--- START ---
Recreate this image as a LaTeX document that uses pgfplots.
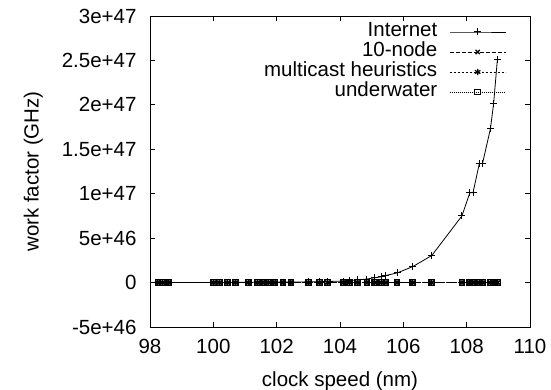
\documentclass[border=0pt]{standalone}
\usepackage{pgfplots}
\pgfplotsset{compat=1.18}
\usepackage{pgfplotstable}
\usepackage{fontspec}
\setmainfont{Liberation Sans}
\usetikzlibrary{calc}

\pgfplotstableread{
x y
98.25 1e43
98.4 1.2e43
98.6 1.5e43
100.0 1e44
100.2 1.2e44
100.45 1.5e44
100.7 2e44
101.1 2.5e44
101.4 3e44
101.6 3.5e44
101.75 4e44
101.95 4.5e44
102.2 5e44
102.45 6e44
103.0 8e44
103.35 1e45
103.6 1.2e45
104.1 1.7e45
104.3 2.2e45
104.55 3e45
104.85 4e45
105.1 5.5e45
105.3 6.4e45
105.45 8e45
105.8 1.08e46
106.3 1.8e46
106.9 3.05e46
107.85 7.5e46
108.1 1.01e47
108.2 1.01e47
108.4 1.34e47
108.5 1.34e47
108.75 1.73e47
108.85 2.01e47
108.97 2.51e47
}\internet

\pgfplotstableread{
x y
98.25 0
98.4 0
98.6 0
100.0 0
100.2 0
100.45 0
100.7 0
101.1 0
101.4 0
101.6 0
101.75 0
101.95 0
102.2 0
102.45 0
103.0 0
103.35 0
103.6 0
104.1 0
104.3 0
104.55 0
104.85 0
105.1 0
105.3 0
105.45 0
105.8 0
106.3 0
106.9 0
107.85 0
108.1 0
108.2 0
108.4 0
108.5 0
108.75 0
108.85 0
108.97 0
}\zeros

\begin{document}
\begin{tikzpicture}
\begin{axis}[
  scale only axis,
  width=380pt, height=311pt,
  font=\fontsize{20.5}{24}\selectfont,
  xmin=98, xmax=110,
  ymin=-5e46, ymax=3e47,
  xtick={98,100,102,104,106,108,110},
  xticklabels={98,100,102,104,106,108,110},
  ytick={-5e46,0,5e46,1e47,1.5e47,2e47,2.5e47,3e47},
  yticklabels={-5e+46,0,5e+46,1e+47,1.5e+47,2e+47,2.5e+47,3e+47},
  scaled y ticks=false,
  scaled x ticks=false,
  xtick pos=both, ytick pos=both,
  tick align=inside,
  major tick length=5pt,
  axis line style={line width=0.8pt},
  every tick/.style={line width=0.8pt, black},
  yticklabel style={xshift=-10pt},
  xticklabel style={yshift=-9pt},
  xlabel={clock speed (nm)},
  ylabel={work factor (GHz)},
  xlabel style={yshift=-11pt},
  ylabel style={yshift=12pt},
  legend plot pos=right,
  legend cell align=right,
  legend image code/.code={%
    \draw[mark repeat=2,mark phase=2,#1] plot coordinates {(0pt,0pt) (28pt,0pt) (56pt,0pt)};},
  legend style={draw=none, fill=none, at={(axis description cs:0.937,0.9775)}, anchor=north east,
    inner sep=0pt, outer sep=0pt,
    nodes={inner sep=0pt, text height=14pt, text depth=4pt},
    row sep=2pt, column sep=12pt,
    font=\fontsize{20.5}{24}\selectfont},
]
\addplot[black, line width=0.8pt, mark=+, mark size=3.5pt, mark options={solid, line width=1pt}] table {\internet};
\addlegendentry{Internet}
\addplot[black, line width=0.8pt, dash pattern=on 4pt off 2pt, mark=x, mark size=3pt, mark options={solid, line width=1.2pt}] table {\zeros};
\addlegendentry{10-node}
\addplot[black, line width=0.8pt, dash pattern=on 2pt off 2pt, mark=asterisk, mark size=3.2pt, mark options={solid, line width=1.2pt}] table {\zeros};
\addlegendentry{multicast heuristics}
\addplot[black, line width=0.6pt, dash pattern=on 1pt off 1pt, mark=square, mark size=2.8pt, mark options={solid, line width=1.2pt}] table {\zeros};
\addlegendentry{underwater}
\end{axis}
\pgfresetboundingbox
\useasboundingbox ($(current axis.south west)+(-150pt,-63pt)$) rectangle ($(current axis.north east)+(21pt,16pt)$);
\end{tikzpicture}
\end{document}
--- END ---
**INSTRUCTIONS TO FOLLOW**
What is the number of lines in the data that hold the string "image"? Answer with the number only.

**SOLUTION FOR THIS EXERCISE**
2